Long-distance and marathon running is booming in China, bringing with it a growing number of instances of brazen cheating or poor organisation.
The latest came at the Qingdao Marathon in Eastern China when Kenya's Biegon Andrew Kiplangat followed a guiding car down the wrong route with just 300 metres left in the race, according to Tencent Sports.
It published brief footage showing perplexed Kiplangat pausing before a man who appears to be a security guard shows him where to go.
Despite the mishap, Kiplangat won the marathon on May 4 in two hours, 22 minutes and 17 seconds, according to the official record.

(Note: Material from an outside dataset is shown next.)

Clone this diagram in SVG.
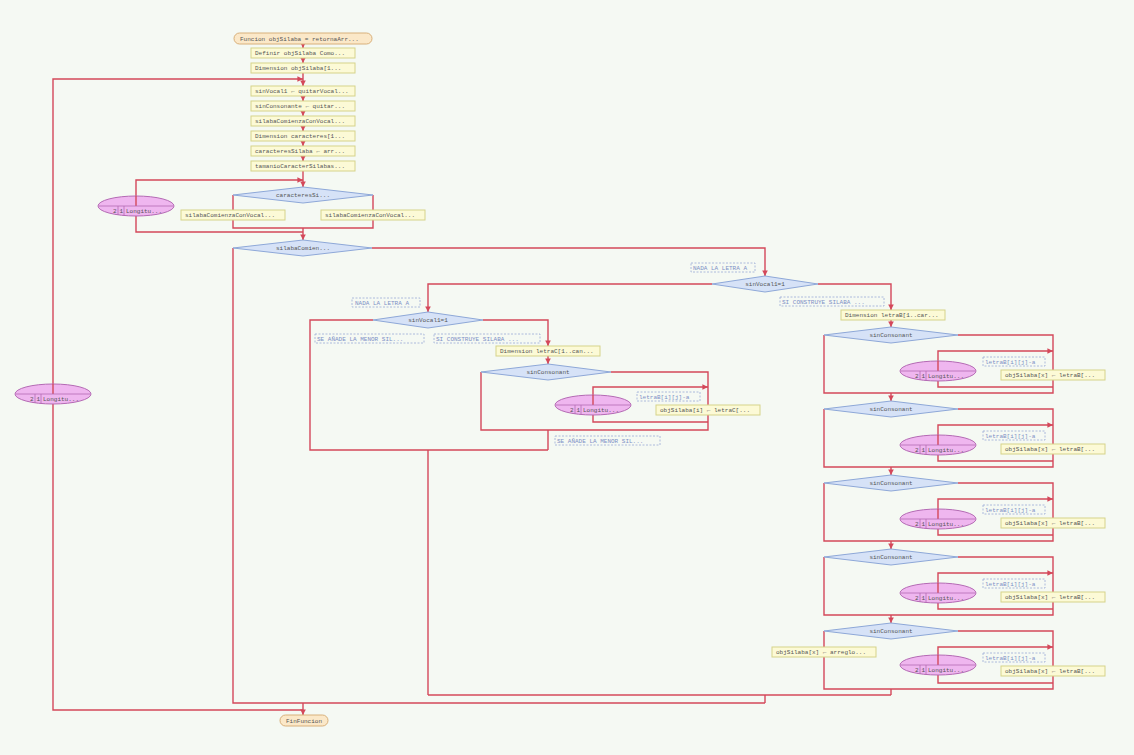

That did not stop the Chinese Athletic Association (CAA) handing out a one-year ban to a marathon official for "dereliction of duty".
Huang Jianyi will not be allowed to oversee any marathons during that period, the CAA said.
"He didn't take the guide car to direct runners as required and didn't correctly guide the runner, resulting in the incident that the leading athlete ran the wrong way when he was about to sprint," said the CAA.
The CCA did not make clear exactly what role Huang played in the race's organisation.
In 2011 there were just 22 marathons, half-marathons or other running events in China, but that number rocketed to about 1,500 last year.
The surge has seen a spike in cheating, including three Chinese runners banned for life for breaking the rules at last month's Boston Marathon.
At a domestic marathon in March a woman was caught using a bicycle part of the way while dozens took shortcuts at the Shenzhen half-marathon in November.